Subject: Re: BSD Authentication
To: Simon J. Gerraty <sjg@crufty.net>
From: Peter Seebach <seebs@plethora.net>
List: current-users
Date: 08/28/2003 03:36:19
In message <20030828082927.96617A60C@zen.crufty.net>, Simon J. Gerraty writes:
>login, sshd or whatever, collect username/password hand off to radius or
>tacplus (or whatever) and get back and OK as well as the name of an account
>that actually exists in /etc/passwd that should be used (since username
>does not exist outside of the radius server).
Okay, I'm a bit confused here.
>Oh, and whether _you_ have any need for that functionaility isn't relevant.
>No one is asking you to use it - just explain how BSD Auth can handle it.

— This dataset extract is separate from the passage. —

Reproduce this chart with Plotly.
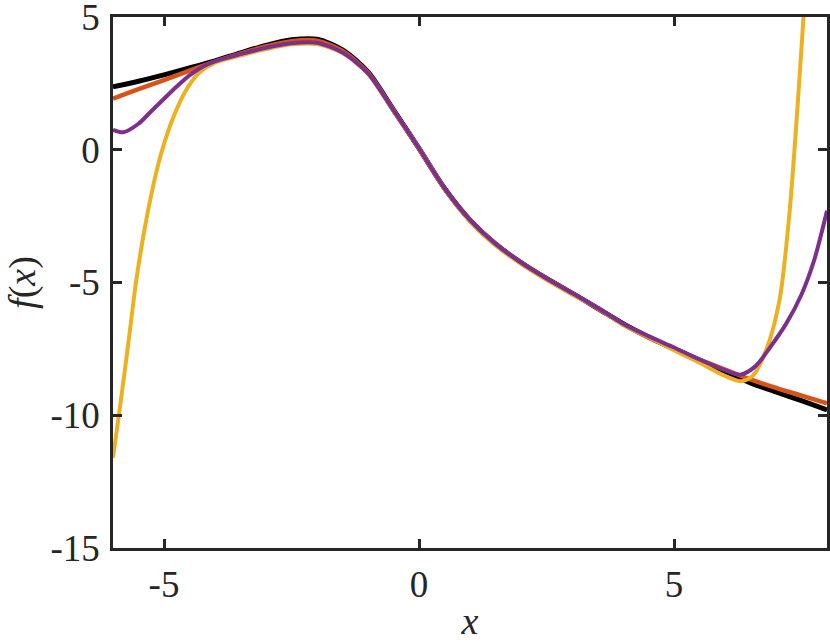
import plotly.graph_objects as go

# True function f(x) (black)
x_true = [-6, -5.5, -5, -4.5, -4, -3.5, -3, -2.5, -2, -1.5, -1, -0.5, 0,
          0.5, 1, 1.5, 2, 2.5, 3, 3.5, 4, 4.5, 5, 5.5, 6, 6.5, 7, 7.5, 8]
y_true = [2.37, 2.58, 2.82, 3.08, 3.35, 3.65, 3.93, 4.14, 4.16, 3.76, 2.93, 1.5, 0.05,
          -1.45, -2.65, -3.55, -4.25, -4.85, -5.4, -5.97, -6.55, -7.05, -7.5, -7.92, -8.35, -8.78, -9.12, -9.45, -9.8]

# Approximation 1 (orange)
x_a1 = [-6, -5.5, -5, -4.5, -4, -3.5, -3, -2.5, -2, -1.5, -1, -0.5, 0,
        0.5, 1, 1.5, 2, 2.5, 3, 3.5, 4, 4.5, 5, 5.5, 6, 6.5, 7, 7.5, 8]
y_a1 = [1.92, 2.28, 2.62, 2.98, 3.32, 3.62, 3.89, 4.09, 4.11, 3.72, 2.9, 1.48, 0.05,
        -1.45, -2.65, -3.55, -4.25, -4.85, -5.4, -5.97, -6.57, -7.07, -7.5, -7.9, -8.28, -8.65, -8.97, -9.26, -9.55]

# Approximation 2 (yellow)
x_a2 = [-6, -5.85, -5.7, -5.55, -5.4, -5.25, -5.1, -4.9, -4.7, -4.5, -4.3, -4, -3.5, -3, -2.5,
        -2, -1.5, -1, -0.5, 0, 0.5, 1, 1.5, 2, 2.5, 3, 3.5, 4, 4.5, 5, 5.5, 6,
        6.32, 6.55, 6.81, 7.07, 7.27, 7.55]
y_a2 = [-11.6, -9.5, -7.3, -5.0, -3.2, -1.7, -0.45, 0.8, 1.75, 2.45, 2.92, 3.28, 3.55, 3.79, 3.97,
        3.98, 3.64, 2.86, 1.46, 0.05, -1.47, -2.7, -3.6, -4.3, -4.9, -5.45, -5.95, -6.6, -7.05, -7.55, -8.02, -8.52,
        -8.72, -8.5, -7.53, -5.65, -2.26, 5.3]

# Approximation 3 (purple)
x_a3 = [-6, -5.8, -5.5, -5.25, -5, -4.75, -4.5, -4.25, -4, -3.5, -3, -2.5,
        -2, -1.5, -1, -0.5, 0, 0.5, 1, 1.5, 2, 2.5, 3, 3.5, 4, 4.5, 5, 5.5,
        6.0, 6.3, 6.6, 6.9, 7.2, 7.5, 7.75, 8]
y_a3 = [0.75, 0.66, 0.98, 1.45, 1.92, 2.38, 2.8, 3.12, 3.33, 3.6, 3.84, 4.01,
        4.03, 3.66, 2.88, 1.48, 0.05, -1.45, -2.65, -3.55, -4.25, -4.85, -5.4, -5.95, -6.55, -7.02, -7.45, -7.9,
        -8.3, -8.47, -8.15, -7.4, -6.55, -5.45, -4.15, -2.3]

x_ticks = [-5, 0, 5]
x_tick_text = ["-5", "0", "5"]
y_ticks = [-15, -10, -5, 0, 5]
y_tick_text = ["-15", "-10", "-5", "0", "5"]

series = [
    (x_true, y_true, "#000000", 5),
    (x_a1, y_a1, "#D95319", 4.5),
    (x_a2, y_a2, "#EDB120", 4),
    (x_a3, y_a3, "#7E2F8E", 4),
]

fig = go.Figure()
for xs, ys, col, w in series:
    fig.add_trace(go.Scatter(x=xs, y=ys, mode="lines",
                             line=dict(color=col, width=w, shape="spline", smoothing=0.8),
                             showlegend=False))

font_family = "Liberation Serif, Times New Roman, serif"
axcol = "#262626"

fig.update_layout(
    width=830, height=643,
    margin=dict(l=113, r=3, t=17, b=95),
    paper_bgcolor="white", plot_bgcolor="white",
    font=dict(family=font_family, size=37, color=axcol),
    xaxis=dict(range=[-6, 8], showgrid=False, zeroline=False, automargin=False,
               showline=True, linecolor=axcol, linewidth=2.5, mirror="ticks",
               ticks="inside", ticklen=9, tickwidth=2.5, tickcolor=axcol,
               tickvals=x_ticks, ticktext=x_tick_text, ticklabelstandoff=2,
               ticklabeloverflow="allow",
               title=dict(text="<i>x</i>", font=dict(size=38, family=font_family), standoff=4)),
    yaxis=dict(range=[-15, 5], showgrid=False, zeroline=False, automargin=False,
               showline=True, linecolor=axcol, linewidth=2.5, mirror="ticks",
               ticks="inside", ticklen=9, tickwidth=2.5, tickcolor=axcol,
               tickvals=y_ticks, ticktext=y_tick_text, ticklabelstandoff=3,
               ticklabeloverflow="allow",
               title=dict(text="<i>f</i>(<i>x</i>)", font=dict(size=38, family=font_family), standoff=4)),
)

fig.write_html("out.html", config={"displayModeBar": False},
               post_script="document.body.style.margin='0';document.body.style.overflow='hidden';")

>Some of us would like to keep this a useful discussion.
>And finally yes, its a real world requirement - ask anyone who
>manages more than a few hundred routers.
Hmm. I'm confused; which machine is *actually* running the login process?
I guess I'm not understanding who needs to authenticate what.
Is the intent here that I get a login prompt, and I *might* log in as a real
user, but I *might* log in as someone else, or is it that I will *always*
log in as "a radius user"?
BSD Auth has no problem at all authorizing people who aren't in /etc/passwd.
If you tell radiusd to authenticate using the login_gzornenplatz, then it'll
do whatever that does, whether or not the user exists in /etc/passwd.